Extended Data Fig. 8. Browser-based stacked views of multimodal data for adipocyte marker genes in five major SAT cell-types.

a-b, From top to bottom: chromatin conformation contact heatmap, imputed at a 10-kb resolution and colored at log-normalized scale; boundary probabilities calculated at a 25-kb resolution; and chromosome compartment scores evaluated at a 100-kb resolution, where the A compartments are colored red and the B compartments blue. The shaded trapezoid connects the top panels to a zoomed-in view of the CG methylation patterns surrounding the gene body, extending 5-kb up- and downstream. Vertical dashed lines mark the gene start and end positions. Black dots represent the detected chromatin loop summits. The black dashed triangles in the contact heatmap highlight differential domains that are present only in adipocytes: one encapsulates the ADIPOQ gene (a), and two reside within the TENM3 gene body (b). SAT, subcutaneous adipose tissue; and ASPC, adipose stem and progenitor cell.

Extended Data Fig. 9. Mean gene expression of DNA methylation- and demethylation-related genes across the cell-types in subcutaneous adipose tissue (SAT).

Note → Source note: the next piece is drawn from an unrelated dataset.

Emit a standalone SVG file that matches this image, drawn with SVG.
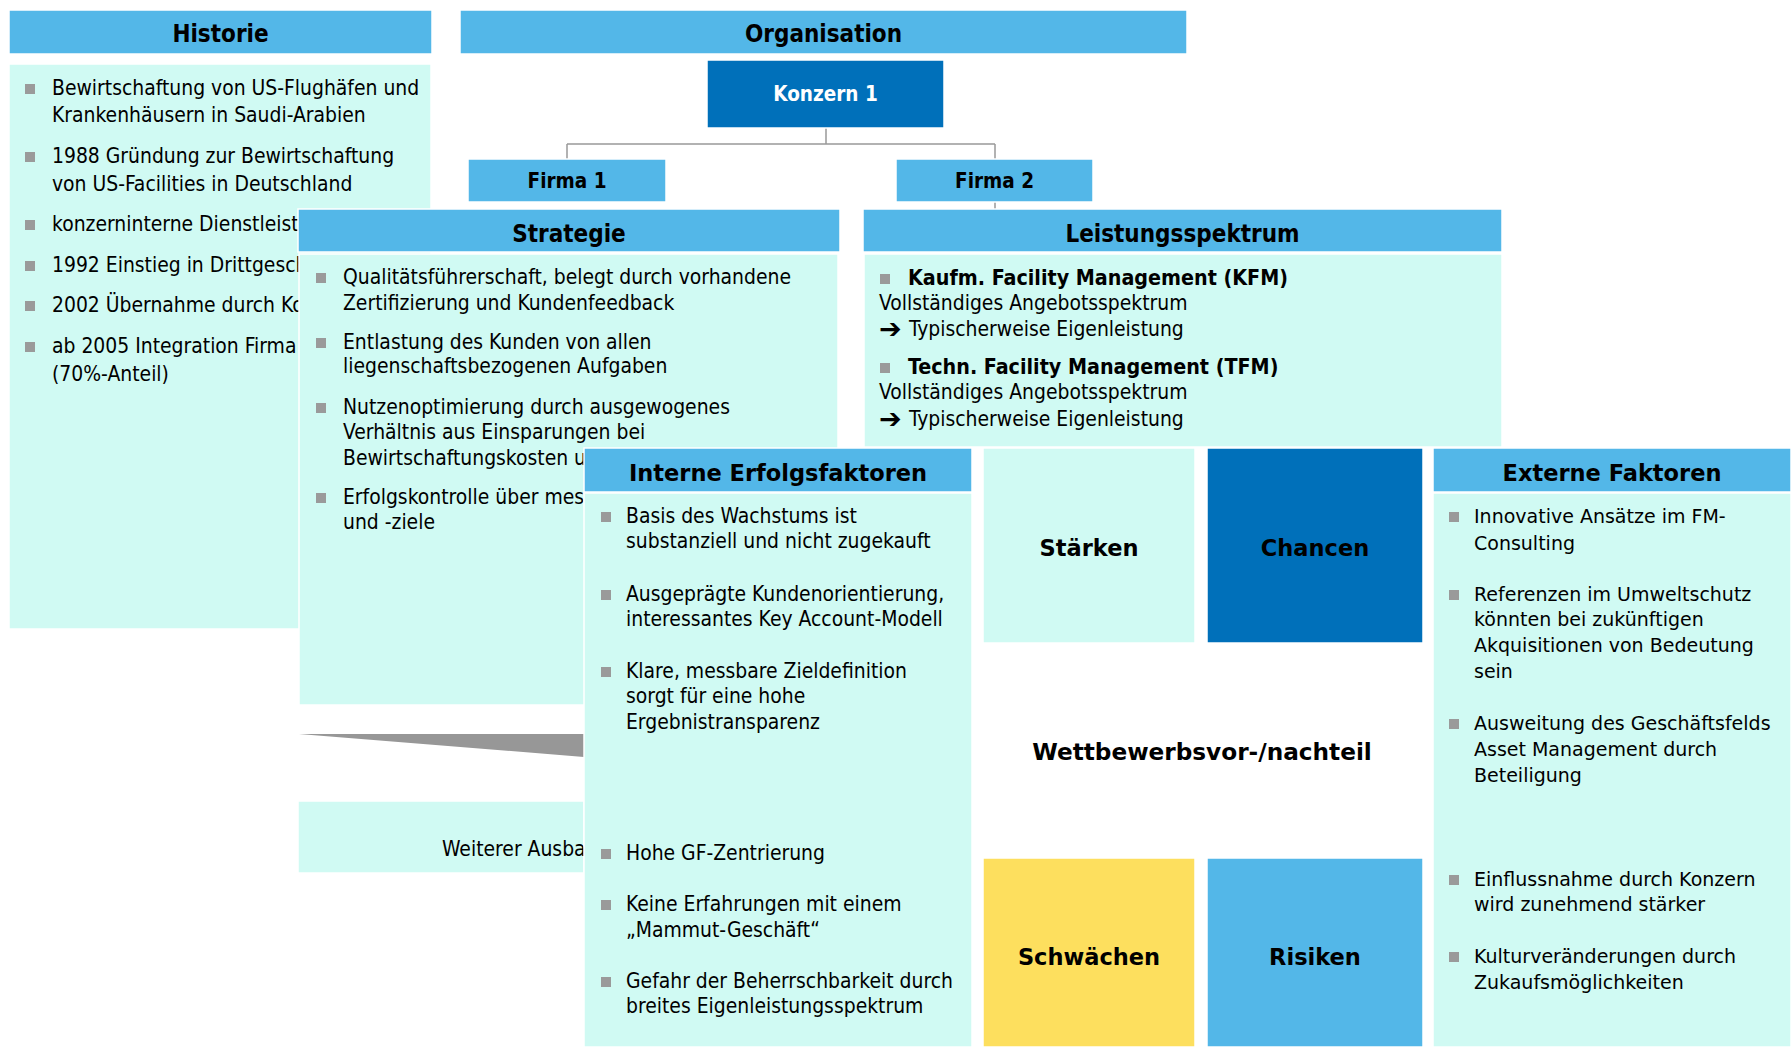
<svg xmlns="http://www.w3.org/2000/svg" width="1791" height="1047" viewBox="0 0 1791 1047">
  <style>
    .hdr{fill:#53B7E8;stroke:#fff;stroke-width:1.5}
    .body{fill:#D0FAF3;stroke:#fff;stroke-width:1.5}
    .dark{fill:#0070BA;stroke:#fff;stroke-width:1.5}
    .yel{fill:#FDDF5E;stroke:#fff;stroke-width:1.5}
    .t{font-family:"DejaVu Sans Condensed","DejaVu Sans",sans-serif;font-stretch:condensed;font-size:20.9px;fill:#000}
    .tb{font-family:"DejaVu Sans Condensed","DejaVu Sans",sans-serif;font-stretch:condensed;font-size:21.3px;font-weight:bold;fill:#000}
    .ttl{font-family:"DejaVu Sans Condensed","DejaVu Sans",sans-serif;font-stretch:condensed;font-size:24px;font-weight:bold;fill:#000;text-anchor:middle}
    .box{font-family:"DejaVu Sans Condensed","DejaVu Sans",sans-serif;font-stretch:condensed;font-size:20.5px;font-weight:bold;text-anchor:middle}
    .v{font-family:"DejaVu Sans","Verdana",sans-serif;font-size:19px;fill:#000}
    .vb{font-family:"DejaVu Sans","Verdana",sans-serif;font-size:22.5px;font-weight:bold;fill:#000;text-anchor:middle}
    .arw{font-family:"DejaVu Sans",sans-serif;font-size:27px;font-weight:bold;fill:#000}
    .bul{fill:#9a9a9a}
    .conn{fill:none;stroke:#999;stroke-width:1.5}
  </style>
  <defs>
    <rect id="b" class="bul" width="10" height="10"/>
  </defs>
  <rect width="1791" height="1047" fill="#fff"/>

  <!-- History panel -->
  <g id="historie">
    <rect class="hdr" x="9" y="10" width="423" height="44"/>
    <text class="ttl" x="220.5" y="42">Historie</text>
    <rect class="body" x="9" y="64" width="422" height="565"/>
    <use href="#b" x="25" y="84"/>
    <text class="t" x="52" y="95">Bewirtschaftung von US-Flughäfen und</text>
    <text class="t" x="52" y="122">Krankenhäusern in Saudi-Arabien</text>
    <use href="#b" x="25" y="152"/>
    <text class="t" x="52" y="163">1988 Gründung zur Bewirtschaftung</text>
    <text class="t" x="52" y="191">von US-Facilities in Deutschland</text>
    <use href="#b" x="25" y="220"/>
    <text class="t" x="52" y="231">konzerninterne Dienstleistu</text>
    <use href="#b" x="25" y="261"/>
    <text class="t" x="52" y="272">1992 Einstieg in Drittgesch</text>
    <use href="#b" x="25" y="301"/>
    <text class="t" x="52" y="312">2002 Übernahme durch Ko</text>
    <use href="#b" x="25" y="342"/>
    <text class="t" x="52" y="353">ab 2005 Integration Firma</text>
    <text class="t" x="52" y="381">(70%-Anteil)</text>
  </g>

  <!-- Organisation chart -->
  <g id="organisation">
    <rect class="hdr" x="460" y="10" width="727" height="44"/>
    <text class="ttl" x="823.5" y="42">Organisation</text>
  </g>
  <g id="connectors">
    <path class="conn" d="M826,128 V144 M567,144 H995 M567,144 V159 M995,144 V159 M995,202 V209"/>
  </g>
  <g id="konzern1">
    <rect class="dark" x="707" y="60" width="237" height="68"/>
    <text class="box" x="825.5" y="101" fill="#fff">Konzern 1</text>
  </g>
  <g id="firma1">
    <rect class="hdr" x="468" y="159" width="198" height="43"/>
    <text class="box" x="567" y="188" fill="#000">Firma 1</text>
  </g>
  <g id="firma2">
    <rect class="hdr" x="896" y="159" width="197" height="43"/>
    <text class="box" x="994.5" y="188" fill="#000">Firma 2</text>
  </g>

  <!-- Strategy panel -->
  <g id="strategie">
    <rect class="hdr" x="298" y="209" width="542" height="43"/>
    <text class="ttl" x="569" y="242">Strategie</text>
    <rect class="body" x="299" y="254" width="539" height="451"/>
    <use href="#b" x="316" y="273"/>
    <text class="t" x="343" y="284">Qualitätsführerschaft, belegt durch vorhandene</text>
    <text class="t" x="343" y="310">Zertifizierung und Kundenfeedback</text>
    <use href="#b" x="316" y="338"/>
    <text class="t" x="343" y="349">Entlastung des Kunden von allen</text>
    <text class="t" x="343" y="373">liegenschaftsbezogenen Aufgaben</text>
    <use href="#b" x="316" y="403"/>
    <text class="t" x="343" y="414">Nutzenoptimierung durch ausgewogenes</text>
    <text class="t" x="343" y="439">Verhältnis aus Einsparungen bei</text>
    <text class="t" x="343" y="465">Bewirtschaftungskosten u</text>
    <use href="#b" x="316" y="493"/>
    <text class="t" x="343" y="504">Erfolgskontrolle über mes</text>
    <text class="t" x="343" y="529">und -ziele</text>
  </g>

  <g id="ausbau">
    <polygon points="299,734 584,734 584,757" fill="#979797"/>
    <rect class="body" x="298" y="801" width="286" height="72"/>
    <text class="t" x="442" y="856">Weiterer Ausba</text>
  </g>

  <!-- Service spectrum panel -->
  <g id="leistungsspektrum">
    <rect class="hdr" x="863" y="209" width="639" height="43"/>
    <text class="ttl" x="1182.5" y="242">Leistungsspektrum</text>
    <rect class="body" x="864" y="254" width="638" height="193"/>
    <use href="#b" x="880" y="274"/>
    <text class="tb" x="908" y="285">Kaufm. Facility Management (KFM)</text>
    <text class="t" x="879" y="310">Vollständiges Angebotsspektrum</text>
    <text class="arw" x="879" y="338">➔</text>
    <text class="t" x="909" y="336">Typischerweise Eigenleistung</text>
    <use href="#b" x="880" y="363"/>
    <text class="tb" x="908" y="374">Techn. Facility Management (TFM)</text>
    <text class="t" x="879" y="399">Vollständiges Angebotsspektrum</text>
    <text class="arw" x="879" y="428">➔</text>
    <text class="t" x="909" y="426">Typischerweise Eigenleistung</text>
  </g>

  <!-- Internal success factors -->
  <g id="interne">
    <rect class="hdr" x="584" y="448" width="388" height="44"/>
    <text class="vb" x="778" y="481">Interne Erfolgsfaktoren</text>
    <rect class="body" x="584" y="493" width="388" height="554"/>
    <use href="#b" x="601" y="512"/>
    <text class="t" x="626" y="523">Basis des Wachstums ist</text>
    <text class="t" x="626" y="548">substanziell und nicht zugekauft</text>
    <use href="#b" x="601" y="590"/>
    <text class="t" x="626" y="601">Ausgeprägte Kundenorientierung,</text>
    <text class="t" x="626" y="626">interessantes Key Account-Modell</text>
    <use href="#b" x="601" y="667"/>
    <text class="t" x="626" y="678">Klare, messbare Zieldefinition</text>
    <text class="t" x="626" y="703">sorgt für eine hohe</text>
    <text class="t" x="626" y="729">Ergebnistransparenz</text>
    <use href="#b" x="601" y="849"/>
    <text class="t" x="626" y="860">Hohe GF-Zentrierung</text>
    <use href="#b" x="601" y="900"/>
    <text class="t" x="626" y="911">Keine Erfahrungen mit einem</text>
    <text class="t" x="626" y="937">„Mammut-Geschäft“</text>
    <use href="#b" x="601" y="977"/>
    <text class="t" x="626" y="988">Gefahr der Beherrschbarkeit durch</text>
    <text class="t" x="626" y="1013">breites Eigenleistungsspektrum</text>
  </g>

  <!-- SWOT quadrants -->
  <g id="staerken">
    <rect class="body" x="983" y="448" width="212" height="195"/>
    <text class="vb" x="1089" y="556">Stärken</text>
  </g>
  <g id="chancen">
    <rect class="dark" x="1207" y="448" width="216" height="195"/>
    <text class="vb" x="1315" y="556">Chancen</text>
  </g>
  <g id="wettbewerb">
    <text class="vb" x="1202" y="760" style="font-size:23.2px">Wettbewerbsvor-/nachteil</text>
  </g>
  <g id="schwaechen">
    <rect class="yel" x="983" y="858" width="212" height="189"/>
    <text class="vb" x="1089" y="965">Schwächen</text>
  </g>
  <g id="risiken">
    <rect class="hdr" x="1207" y="858" width="216" height="189"/>
    <text class="vb" x="1315" y="965">Risiken</text>
  </g>

  <!-- External factors -->
  <g id="externe">
    <rect class="hdr" x="1433" y="448" width="358" height="44"/>
    <text class="vb" x="1612" y="481">Externe Faktoren</text>
    <rect class="body" x="1433" y="493" width="358" height="554"/>
    <use href="#b" x="1449" y="512"/>
    <text class="v" x="1474" y="523">Innovative Ansätze im FM-</text>
    <text class="v" x="1474" y="550">Consulting</text>
    <use href="#b" x="1449" y="590"/>
    <text class="v" x="1474" y="601">Referenzen im Umweltschutz</text>
    <text class="v" x="1474" y="626">könnten bei zukünftigen</text>
    <text class="v" x="1474" y="652">Akquisitionen von Bedeutung</text>
    <text class="v" x="1474" y="678">sein</text>
    <use href="#b" x="1449" y="719"/>
    <text class="v" x="1474" y="730">Ausweitung des Geschäftsfelds</text>
    <text class="v" x="1474" y="756">Asset Management durch</text>
    <text class="v" x="1474" y="782">Beteiligung</text>
    <use href="#b" x="1449" y="875"/>
    <text class="v" x="1474" y="886">Einflussnahme durch Konzern</text>
    <text class="v" x="1474" y="911">wird zunehmend stärker</text>
    <use href="#b" x="1449" y="952"/>
    <text class="v" x="1474" y="963">Kulturveränderungen durch</text>
    <text class="v" x="1474" y="989">Zukaufsmöglichkeiten</text>
  </g>
</svg>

a-b, Dot plot showing expression of (a) DNA methylation genes (DNMT1, DNMT3B, and UHRF1) and (b) DNA demethylation genes (TET2, TET3, and TDG) across SAT cell-types. The size of the dot represents the percentage of cells in which a gene is expressed within a cell-type, while the color represents the average expression of each gene across all cells within a cell-type (blue indicates a higher expression). ASPC, adipose stem and progenitor cell.

Extended Data Fig. 10. Abdominal obesity -associated variants are enriched for the adipocyte A compartment.

a, The clumped and thresholded variants (R² < 0.2, unadjusted P < 0.05) used for constructing the adipocyte compartment PRSs for abdominal obesity (employing WHRadjBMI as a proxy) are plotted by genomic position against the unadjusted -log₁₀P from the UK Biobank WHRadjBMI GWAS (n = 195,863 unrelated Europeans). SNPs landing in the adipocyte A compartments are colored red, while SNPs landing in the adipocyte B compartments are colored blue. The horizontal dashed line indicates genome-wide significance (unadjusted P < 5 × 10⁻⁸). b, Bar plot showing the number of WHRadjBMI-associated variants in (a), stratified by the adipocyte compartment assignment. c, Similar to (b) except showing the number of independent (R² < 0.2) WHRadjBMI GWAS variants, passing genome-wide significance (unadjusted P < 5 × 10⁻⁸). PRS, polygenic risk score; WHRadjBMI, waist-hip-ratio adjusted for body mass index; and SNP, single nucleotide polymorphism.